= Capital One Shopping =

Digital platforms for online comparison shopping and rewards

Capital One Shopping is a browser plugin, website and mobile app that offers e-commerce comparison shopping and cash back at online retailers (more than 30,000) that participate in its programs. It is operated by Wikibuy, LLC of Plano, Texas, and is primarily aimed at consumers in the United States.
==Services==
Services include product search, automated coupon codes, shopping credits, and watchlist.

Capital One Shopping searches the internet for products and automated coupon codes for relevant products. It also compares prices among various merchants. When shoppers purchase from participating retailers using the Capital One Shopping browser extension or app, they earn rewards in the form of shopping credits, which can then be used to buy gift cards.
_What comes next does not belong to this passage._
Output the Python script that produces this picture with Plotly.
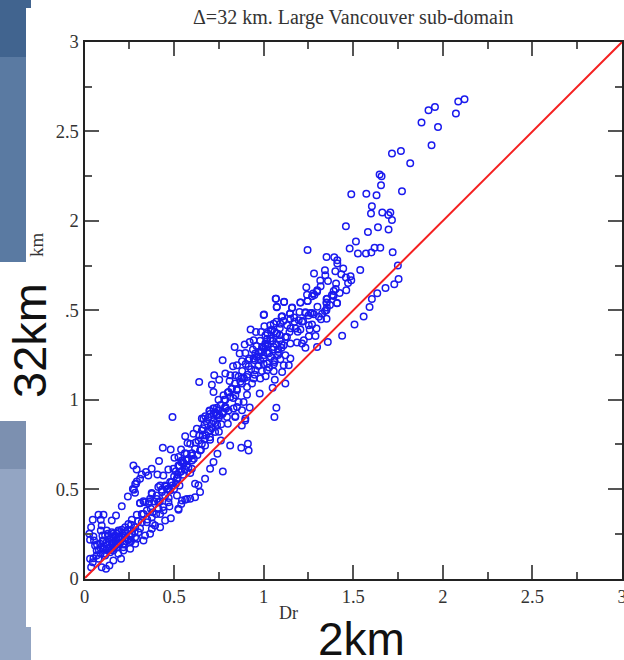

The watchlist function lets users know when prices drop on products that they have viewed and/or purchased.
==Technical specifications==
Capital One Shopping's browser extension is compatible with Google Chrome, Mozilla Firefox, Microsoft Edge and Safari. The mobile version is available for both iOS and Android devices and is designed primarily for use within the U.S.
==Reception==
Consumer financial site NerdWallet recommends Capital Online Shopping, among several other competitors, but warns that such sites collect basic information about users, such as name, mailing address, and email address, which is often used for marketing purposes.

CNET rated the service "Best for Gift Cards".